Natural carbon release over-rides anthropogenic carbon uptake when Southern Hemispheric westerlies strengthen

The Southern Ocean is one of today's largest sink of carbon, having absorbed about 10\% of the anthropogenic carbon emissions. Southern Ocean's dynamics are principally modulated by the strength of the Southern Hemispheric westerlies,  which are projected to increase over the coming century. Here, using a high-resolution ocean-sea-ice-carbon cycle model, we explore the impact of idealized changes in Southern Hemispheric westerlies on the ocean carbon storage . We find that a 20\% strengthening of the Southern Hemispheric westerlies leads to a $\sim$25 Gt loss of natural carbon, while an additional 13 Gt of anthropogenic carbon is absorbed compared to the control run, thus resulting in a net loss of $\sim$12 GtC from the ocean over a period of 42 years.

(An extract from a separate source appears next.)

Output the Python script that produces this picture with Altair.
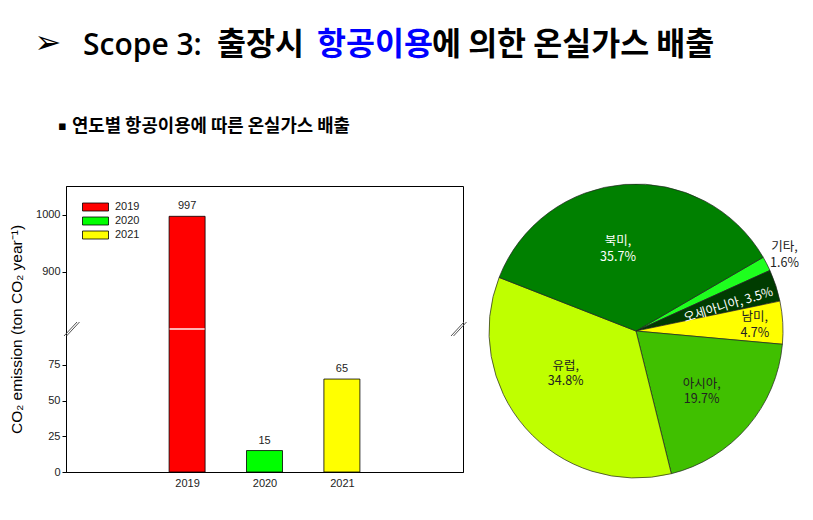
import math
import altair as alt
import pandas as pd

# ---------------- data ----------------
years = ["2019", "2020", "2021"]
emissions = [997, 15, 65]
year_colors = ["#FF0000", "#00FF00", "#FFFF00"]

regions = ["기타", "오세아니아", "남미", "아시아", "유럽", "북미"]
shares = [1.6, 3.5, 4.7, 19.7, 34.8, 35.7]
region_colors = ["#1EFF1E", "#003C00", "#FFFF00", "#40C000", "#BFFF00", "#008000"]

y_tick_values = [0, 25, 50, 75, 900, 1000]
y_title = "CO₂ emission (ton CO₂ year⁻¹)"

title_parts = ["Scope 3:", "출장시", "항공이용", "에 의한 온실가스 배출"]
subtitle = "연도별 항공이용에 따른 온실가스 배출"

# ---------------- layout / style ----------------
W, H = 397, 286
X_DOMAIN = [2017.5, 2022.5]
Y_DOMAIN = [0, 100, 800, 1050]
Y_RANGE = [H, H / 2, H / 2, 0]
BREAK_VALUE = 100
PIE_CX, PIE_CY, PIE_R = 570, 145, 147
PIE_START = math.radians(59.9)
LABEL_R = {"기타": 167, "오세아니아": 96, "남미": 119, "아시아": 89, "유럽": 82, "북미": 84}
LABEL_ADJ = {"기타": 0, "오세아니아": 2.3, "남미": 0.3, "아시아": 1.8, "유럽": 10.3, "북미": -8}
SINGLE_LINE = "오세아니아"
AXIS_FONT = "Liberation Sans"
KR_FONT = "Noto Sans CJK KR"


def lookup_expr(d, default=0):
    expr = str(default)
    for k, v in d.items():
        expr = f"(datum.region == '{k}' ? {v} : {expr})"
    return expr


bar_df = pd.DataFrame({"year": years, "yr": [int(y) for y in years], "value": emissions})
break_df = pd.DataFrame({"yr": X_DOMAIN, "value": [BREAK_VALUE, BREAK_VALUE]})
pie_df = pd.DataFrame({"region": regions, "share": shares, "ord": list(range(len(regions)))})

x_enc = alt.X(
    "yr:Q",
    scale=alt.Scale(domain=X_DOMAIN, nice=False, zero=False),
    axis=alt.Axis(values=[int(y) for y in years], format="d", title=None, ticks=False,
                  tickSize=0, labelPadding=5, labelFontSize=11, labelFont=AXIS_FONT,
                  labelColor="#222", domainColor="black"),
)
y_enc = alt.Y(
    "value:Q",
    scale=alt.Scale(domain=Y_DOMAIN, range=Y_RANGE, nice=False, zero=False),
    axis=alt.Axis(values=y_tick_values, format="d", title=y_title, titleX=-50, titleY=H / 2,
                  titleAngle=270, titleBaseline="middle", titleAlign="center",
                  titleFont=AXIS_FONT, titleFontSize=15.5, titleFontWeight="normal",
                  titleColor="black", labelFont=AXIS_FONT, labelFontSize=11,
                  labelColor="#222", tickSize=4, tickColor="black", labelPadding=2,
                  domainColor="black"),
)

bars = alt.Chart(bar_df).mark_bar(size=36, stroke="black", strokeWidth=0.8).encode(
    x=x_enc,
    y=y_enc,
    color=alt.Color(
        "year:N",
        scale=alt.Scale(domain=years, range=year_colors),
        legend=alt.Legend(
            title=None, orient="none", legendX=16, legendY=14, padding=0,
            symbolType="M-1,-0.3077L1,-0.3077L1,0.3077L-1,0.3077Z", symbolSize=676,
            symbolStrokeColor="black", symbolStrokeWidth=0.8, symbolOffset=0,
            clipHeight=14, rowPadding=0, labelOffset=6, labelFont=AXIS_FONT,
            labelFontSize=11, labelColor="#222",
        ),
    ),
)

value_labels = alt.Chart(bar_df).mark_text(
    baseline="bottom", dy=-5, font=AXIS_FONT, fontSize=11, color="#222"
).encode(x=x_enc, y=y_enc, text="value:Q")

break_line = alt.Chart(bar_df).transform_filter(
    f"datum.value > {BREAK_VALUE}"
).transform_calculate(value=str(BREAK_VALUE)).mark_tick(
    orient="horizontal", size=35, thickness=2, color="white"
).encode(x=x_enc, y=y_enc)

break_marks = [
    alt.Chart(break_df).mark_rule(
        color="#555", strokeWidth=1, xOffset=-7 + d, x2Offset=6 + d, yOffset=7, y2Offset=-7
    ).encode(x=x_enc, y=y_enc, x2=alt.X2("yr"), y2=alt.Y2("value"))
    for d in (0, 2.5)
]

pie_base = alt.Chart(pie_df).transform_window(
    cum="sum(share)", sort=[alt.SortField("ord")], frame=[None, 0]
).transform_joinaggregate(total="sum(share)").transform_calculate(
    a0=f"{PIE_START} + 2*PI*(datum.cum - datum.share)/datum.total",
    a1=f"{PIE_START} + 2*PI*datum.cum/datum.total",
)

arcs = pie_base.mark_arc(outerRadius=PIE_R, stroke="#222", strokeWidth=0.7).encode(
    x=alt.value(PIE_CX),
    y=alt.value(PIE_CY),
    theta=alt.Theta("a0:Q", scale=None, stack=False),
    theta2=alt.Theta2("a1"),
    color=alt.Color("region:N", scale=alt.Scale(domain=regions, range=region_colors), legend=None),
    order=alt.Order("ord:Q"),
)

label_base = pie_base.transform_calculate(
    lt=f"(datum.a0 + datum.a1)/2 + PI/180*{lookup_expr(LABEL_ADJ)}",
    lr=lookup_expr(LABEL_R, 90),
    label=f"datum.region + (datum.region == '{SINGLE_LINE}' ? ', ' : ',\\n') + format(datum.share, '.1f') + '%'",
)
label_enc = dict(
    x=alt.value(PIE_CX),
    y=alt.value(PIE_CY),
    theta=alt.Theta("lt:Q", scale=None, stack=False),
    radius=alt.Radius("lr:Q", scale=None),
    text="label:N",
    color=alt.condition("datum.region == '북미' || datum.region == '오세아니아'",
                        alt.value("white"), alt.value("#222")),
)
multi_labels = label_base.transform_filter(f"datum.region != '{SINGLE_LINE}'").mark_text(
    font=KR_FONT, fontSize=12.5, lineBreak="\n", lineHeight=15.5, align="center",
    baseline="middle", dy=-7.5
).encode(**label_enc)
single_label = label_base.transform_filter(f"datum.region == '{SINGLE_LINE}'").mark_text(
    font=KR_FONT, fontSize=12.5, align="center", baseline="middle", angle=343
).encode(**label_enc)


def header(txt, x, y, **kw):
    return alt.Chart(pd.DataFrame({"t": [txt]})).mark_text(**kw).encode(
        x=alt.value(x), y=alt.value(y), text="t:N"
    )


headers = [
    header("➢", -18, -143, align="center", baseline="middle", font="DejaVu Sans", fontSize=32, color="black"),
    header(title_parts[0], 17, -131, align="left", baseline="alphabetic", font="Open Sans", fontSize=30, fontWeight=600, color="black"),
    header(title_parts[1], 151, -131, align="left", baseline="alphabetic", font=KR_FONT, fontSize=31.5, fontWeight="bold", color="black"),
    header(title_parts[2], 251, -131, align="left", baseline="alphabetic", font=KR_FONT, fontSize=31.5, fontWeight="bold", color="#0000FF"),
    header(title_parts[3], 366, -131, align="left", baseline="alphabetic", font=KR_FONT, fontSize=31.5, fontWeight="bold", color="black"),
    header("▪", -3.5, -60, align="center", baseline="middle", font="DejaVu Sans", fontSize=13, color="black"),
    header(subtitle, 6, -54, align="left", baseline="alphabetic", font=KR_FONT, fontSize=17.8, fontWeight="bold", color="black"),
]

chart = alt.layer(
    bars, value_labels, break_line, *break_marks, arcs, multi_labels, single_label, *headers
).resolve_scale(color="independent").properties(
    width=W,
    height=H,
    autosize=alt.AutoSizeParams(type="none"),
    padding={"left": 58, "top": 178, "right": 340, "bottom": 30},
).configure_view(stroke="black", strokeWidth=1).configure_axis(grid=False)

chart.save("out.html", embed_options={"renderer": "svg", "actions": False})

This tendency is enhanced if the westerlies are also shifted polewards, with a total natural carbon loss of almost 37 GtC, and an additional anthropogenic carbon uptake of 18 GtC. While both experiments display a large natural carbon loss south of 10$^\circ$S, the amplitude is three times greater in the poleward strengthening case, which is  not fully compensated by the increase in anthropogenic carbon content. However, the poleward wind shift leads to significant differences in the pattern of DIC change due to a weakening of the upper overturning cell,  which leads to an increase in natural and total carbon north of 35$^\circ$S in the upper 2000 m.